From the Inquirer
Karen Heller: Health, education foremost for voters
By Karen Heller Inquirer Columnist
In an economy that resembles a natural disaster - except that it was man-made and avoidable - Americans are concerned about health care and higher education, and how they're going to pay for them.
These are universal concerns. Without health or education, we can't go forward. We can't even tread water. Education is the great equalizer and the biggest key to financial advancement and independence, far more than race, ethnicity, country of birth, or your parents' financial situation.
Educated citizens land better jobs, ones with health insurance. A healthy, educated country is a more prosperous one.
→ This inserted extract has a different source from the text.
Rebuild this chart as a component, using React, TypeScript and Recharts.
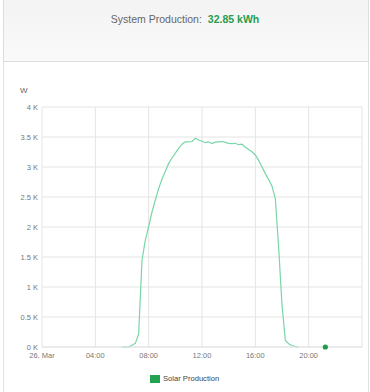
import React from "react";
import { LineChart, Line, XAxis, YAxis, CartesianGrid } from "recharts";

const hours: number[] = [
  6.0, 6.25, 6.5, 6.75, 7.0, 7.25, 7.5, 7.75, 8.0, 8.25, 8.5, 8.75, 9.0, 9.25, 9.5, 9.75,
  10.0, 10.25, 10.5, 10.75, 11.0, 11.25, 11.5, 11.75, 12.0, 12.25, 12.5, 12.75, 13.0, 13.25,
  13.5, 13.75, 14.0, 14.25, 14.5, 14.75, 15.0, 15.25, 15.5, 15.75, 16.0, 16.25, 16.5, 16.75,
  17.0, 17.25, 17.5, 17.75, 18.0, 18.25, 18.5, 18.75, 19.0, 19.25, 20.0, 21.25,
];
const watts: (number | null)[] = [
  0, 0, 0, 30, 60, 220, 1450, 1780, 2010, 2250, 2450, 2640, 2800, 2930, 3060, 3150,
  3230, 3310, 3380, 3420, 3420, 3425, 3480, 3450, 3430, 3405, 3420, 3390, 3415, 3420,
  3425, 3410, 3395, 3390, 3395, 3372, 3380, 3330, 3290, 3255, 3200, 3110, 3000, 2890,
  2790, 2680, 2470, 1650, 700, 110, 55, 25, 8, 0, null, 0,
];
const xTicks: number[] = [0, 4, 8, 12, 16, 20];
const xTickLabels: string[] = ["26. Mar", "04:00", "08:00", "12:00", "16:00", "20:00"];
const yTicks: number[] = [0, 500, 1000, 1500, 2000, 2500, 3000, 3500, 4000];
const yTickLabels: string[] = ["0 K", "0.5 K", "1 K", "1.5 K", "2 K", "2.5 K", "3 K", "3.5 K", "4 K"];
const headerLabel = "System Production:";
const headerValue = "32.85 kWh";
const seriesName = "Solar Production";
const yUnit = "W";

const data = hours.map((h, i) => ({ t: h, w: watts[i] }));
const lastIdx = data.length - 1;

const FONT = "'Liberation Sans', Arial, sans-serif";

export default function App() {
  return (
    <div style={{ position: "absolute", left: 0, top: 0, width: 370, height: 392, background: "#fff", fontFamily: FONT, overflow: "hidden" }}>
      <div
        style={{
          position: "absolute",
          left: 3,
          top: 0,
          width: 364,
          height: 61,
          borderLeft: "1px solid #ddd",
          borderRight: "1px solid #ddd",
          borderBottom: "1px solid #ddd",
          background: "linear-gradient(#f3f3f3, #fafafa)",
        }}
      />
      <div style={{ position: "absolute", left: 3, top: 62, width: 364, height: 330, borderLeft: "1px solid #e2e2e2", borderRight: "1px solid #e2e2e2" }} />
      <div style={{ position: "absolute", left: 0, top: 12, width: 370, textAlign: "center", fontSize: 10.5, lineHeight: "14px" }}>
        <span style={{ color: "#666" }}>{headerLabel}</span>
        <span style={{ color: "#2a9d4f", fontWeight: "bold", marginLeft: 6 }}>{headerValue}</span>
      </div>
      <div style={{ position: "absolute", left: 20, top: 86, fontSize: 8, color: "#666" }}>{yUnit}</div>
      <div style={{ position: "absolute", left: 0, top: 62 }}>
        <LineChart width={370} height={330} data={data} margin={{ top: 45, right: 8, left: 0, bottom: 25 }}>
          <CartesianGrid stroke="#e4e4e4" strokeWidth={1} />
          <XAxis
            dataKey="t"
            type="number"
            domain={[0, 24]}
            ticks={xTicks}
            tickFormatter={(v: number) => xTickLabels[xTicks.indexOf(v)] ?? ""}
            tickLine={false}
            axisLine={{ stroke: "#e4e4e4" }}
            tickSize={0}
            tickMargin={6}
            height={20}
            interval={0}
            tick={{ fontSize: 7.5, fill: "#777", fontFamily: FONT }}
          />
          <YAxis
            type="number"
            domain={[0, 4000]}
            ticks={yTicks}
            tickFormatter={(v: number) => yTickLabels[yTicks.indexOf(v)] ?? ""}
            tickLine={false}
            axisLine={false}
            tickSize={0}
            tickMargin={4}
            width={42}
            interval={0}
            tick={{ fontSize: 7.5, fill: "#777", fontFamily: FONT }}
          />
          <Line
            type="linear"
            dataKey="w"
            stroke="#78d6a8"
            strokeWidth={1.2}
            connectNulls={false}
            isAnimationActive={false}
            dot={(p: any) =>
              p.index === lastIdx ? (
                <circle key={`d${p.index}`} cx={p.cx} cy={p.cy} r={2.6} fill="#1e9b4c" />
              ) : (
                <g key={`d${p.index}`} />
              )
            }
            activeDot={false}
          />
        </LineChart>
      </div>
      <div style={{ position: "absolute", left: 150, top: 374, display: "flex", alignItems: "center" }}>
        <div style={{ width: 10, height: 8, background: "#22a350" }} />
        <span style={{ marginLeft: 3, fontSize: 7.6, color: "#444" }}>{seriesName}</span>
      </div>
    </div>
  );
}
If that's elite, we should all be for it.
When Americans are uninsured and sick, they drain the entire system. We all end up paying for it. And the nation suffers.
During the Republican National Convention, education came up maybe twice. You can't have the "best workers in the world," as both candidates claim, without educating them well.
Otherwise, you don't simply leave a child behind, you leave a nation.
The McCain campaign rarely mentions education. On health care, it applies the same marvelous free-market applications that got us into this fiscal disaster. The campaign is too busy fighting community organizers and former domestic terrorists, who often amount to the same thing. Who knows, they could be anywhere. I attended the same school as Bill Ayers' wife, in the neighborhood where they live. Possibly some errant terrorist dust rubbed off on me.